VANCOUVER — A provincial advisory council is recommending fish farm companies be required to have agreements in place with area First Nations before the British Columbia government approves any new or replacement tenures.
The proposal is part of a series of recommendations issued in a 230-page report from the advisory council.
Agriculture Minister Lana Popham said the province will consider the recommendations as it reviews 20 fish-farm tenures that are up for renewal this June in the Broughton Archipelago off northeastern Vancouver Island.
Protesters have occupied multiple fish farms in the archipelago over the past year, claiming they are operating in First Nations’ traditional territories without their consent.
The council also recommended establishing an independent science council to review “conflicting science” and fill information gaps about the farms.
It said the government should consider putting farms in areas where there is lower salinity to reduce sea lice infestations and putting a cap on how many farmed fish are allowed in a certain area.

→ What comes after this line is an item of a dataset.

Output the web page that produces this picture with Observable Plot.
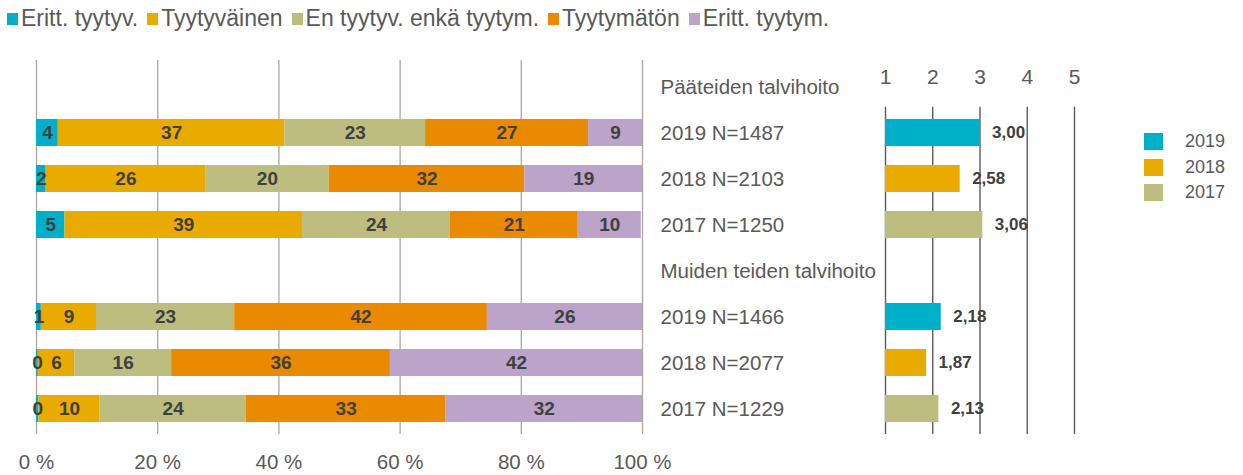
<!DOCTYPE html>
<html>
<head>
<meta charset="utf-8">
<script src="https://cdn.jsdelivr.net/npm/d3@7"></script>
<script src="https://cdn.jsdelivr.net/npm/@observablehq/plot@0.6"></script>
<style>
  html, body { margin: 0; padding: 0; background: #fff; }
  #wrap { position: relative; width: 1243px; height: 475px; overflow: hidden; font-family: "Liberation Sans", Arial, sans-serif; }
  #wrap svg { position: absolute; left: 0; top: 0; }
  .legend-top { position: absolute; left: 7px; top: 5px; display: flex; align-items: center; gap: 9px;
    font-size: 23px; line-height: 27px; color: #595959; white-space: nowrap; }
  .legend-top .item { display: flex; align-items: center; gap: 3px; }
  .legend-top .sw { width: 11px; height: 12px; display: inline-block; }
  .legend-right { position: absolute; left: 1144px; top: 129px; font-size: 18px; color: #595959; }
  .legend-right .item { display: flex; align-items: center; height: 25.5px; }
  .legend-right .sw { width: 19px; height: 17px; display: inline-block; margin-right: 22px; }
</style>
</head>
<body>
<div id="wrap"></div>
<script>
// ---- data ----
const categories = ["Eritt. tyytyv.", "Tyytyväinen", "En tyytyv. enkä tyytym.", "Tyytymätön", "Eritt. tyytym."];
const categoryColors = ["#00b0c9", "#e9ab00", "#bdbd80", "#ea8a00", "#bba3ca"];
const rowLabels = ["Pääteiden talvihoito", "2019 N=1487", "2018 N=2103", "2017 N=1250",
                   "Muiden teiden talvihoito", "2019 N=1466", "2018 N=2077", "2017 N=1229"];
const dataRows = ["2019 N=1487", "2018 N=2103", "2017 N=1250", "2019 N=1466", "2018 N=2077", "2017 N=1229"];
const rowYears = ["2019", "2018", "2017", "2019", "2018", "2017"];
const shares = [
  [3.6, 37.4, 23.2, 26.9, 8.9],
  [1.6, 26.3, 20.4, 32.3, 19.4],
  [4.7, 39.2, 24.4, 21.1, 10.4],
  [0.8, 9.1, 22.8, 41.7, 25.6],
  [0.3, 6.0, 16.0, 36.1, 41.6],
  [0.4, 10.1, 24.1, 33.0, 32.4]
];
const means = [3.00, 2.58, 3.06, 2.18, 1.87, 2.13];
const years = ["2019", "2018", "2017"];
const yearColors = ["#00b0c9", "#e9ab00", "#bdbd80"];
const pctTicks = [0, 20, 40, 60, 80, 100];
const scoreTicks = [1, 2, 3, 4, 5];
const scoreMin = 1;

// ---- tables ----
const segs = dataRows.flatMap((row, i) => categories.map((cat, j) => ({row, cat, value: shares[i][j]})));
const meanData = dataRows.map((row, i) => ({row, year: rowYears[i], mean: means[i]}));

const wrap = document.getElementById("wrap");

// top legend
const lt = document.createElement("div");
lt.className = "legend-top";
categories.forEach((c, i) => {
  const it = document.createElement("div"); it.className = "item";
  const sw = document.createElement("span"); sw.className = "sw"; sw.style.background = categoryColors[i];
  const tx = document.createElement("span"); tx.textContent = c;
  it.append(sw, tx); lt.append(it);
});

const textGrey = "#595959";
const valGrey = "#404040";
const font = '"Liberation Sans", Arial, sans-serif';

const left = Plot.plot({
  width: 880, height: 475,
  marginLeft: 36, marginRight: 238, marginTop: 60, marginBottom: 41,
  style: {background: "transparent", fontFamily: font, color: textGrey},
  x: {domain: [0, 100]},
  y: {domain: rowLabels, paddingInner: 0.42, paddingOuter: 0.21},
  color: {domain: categories, range: categoryColors},
  marks: [
    Plot.gridX(pctTicks, {stroke: "#aca6a1", strokeOpacity: 1, strokeWidth: 1.3}),
    Plot.barX(segs, Plot.stackX({x: "value", y: "row", fill: "cat"})),
    Plot.text(segs, Plot.stackX({x: "value", y: "row", z: "cat", text: d => d.value.toFixed(0),
      fill: valGrey, fontWeight: "bold", fontSize: 19})),
    Plot.axisX(pctTicks, {anchor: "bottom", tickSize: 0, tickPadding: 20, tickFormat: d => `${d} %`,
      fontSize: 20.5, fill: textGrey, label: null}),
    Plot.axisY({anchor: "right", tickSize: 0, tickPadding: 18, textAnchor: "start", fontSize: 20.5, fill: textGrey, label: null})
  ]
});

const right = Plot.plot({
  width: 1243, height: 475,
  marginLeft: 885, marginRight: 169, marginTop: 106.75, marginBottom: 41,
  style: {background: "transparent", fontFamily: font, color: textGrey},
  x: {domain: [1, 5]},
  y: {domain: rowLabels.slice(1), paddingInner: 0.42, paddingOuter: 0.21, axis: null},
  color: {domain: years, range: yearColors},
  marks: [
    Plot.gridX(scoreTicks, {stroke: "#5a5a5a", strokeOpacity: 1, strokeWidth: 1.4}),
    Plot.barX(meanData, {x1: () => scoreMin, x2: "mean", y: "row", fill: "year"}),
    Plot.text(meanData, {x: "mean", y: "row", text: d => d.mean.toFixed(2).replace(".", ","),
      dx: 12, textAnchor: "start", fill: valGrey, fontWeight: "bold", fontSize: 17}),
    Plot.axisX(scoreTicks, {anchor: "top", tickSize: 0, tickPadding: 23, fontSize: 21, fill: textGrey, label: null})
  ]
});

wrap.append(left, right, lt);

// right legend
const lr = document.createElement("div");
lr.className = "legend-right";
years.forEach((y, i) => {
  const it = document.createElement("div"); it.className = "item";
  const sw = document.createElement("span"); sw.className = "sw"; sw.style.background = yearColors[i];
  const tx = document.createElement("span"); tx.textContent = y;
  it.append(sw, tx); lr.append(it);
});
wrap.append(lr);
</script>
</body>
</html>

The B.C. Salmon Farmers Association is largely supportive of the recommendations, member Ian Roberts said. But he takes issue with a requirement for First Nations’ consent at each point of tenure renewal.
“We can agree in principle to a recommendation that allows for collaboration and consultation with First Nations, but we think — as it’s written — it’s unworkable in practice,” Roberts said.
An “extremely tenuous” environment would be created for businesses investing in multimillion-dollar projects if they became vulnerable each time a new band council is elected and could withdraw support, he said.
Chief Bob Chamberlin of the First Nations Wild Salmon Alliance said a coalition of seven First Nations in the Broughton Archipelago are already in talks with the province about what consent might look like for fish-farm tenure renewals in relation to the United Nations Declaration on the Rights of Indigenous Peoples.
The report’s recommendations fit into a broader movement toward greater recognition of First Nations sovereignty and also represent an acknowledgment that science hasn’t been adequately considered in past salmon-farming policy, he said.
“The mounting science and evidence that has come forward, as well as the absence of science to inform decision making, and the government’s embracing of the United Nations Declaration on the Rights of Indigenous Peoples sets a very different table than what we’ve had in the past. And it’s one that’s going to be a full recognition of our rights and title and the authorities we have that are inherent to our people and our self governance,” Chamberlin said.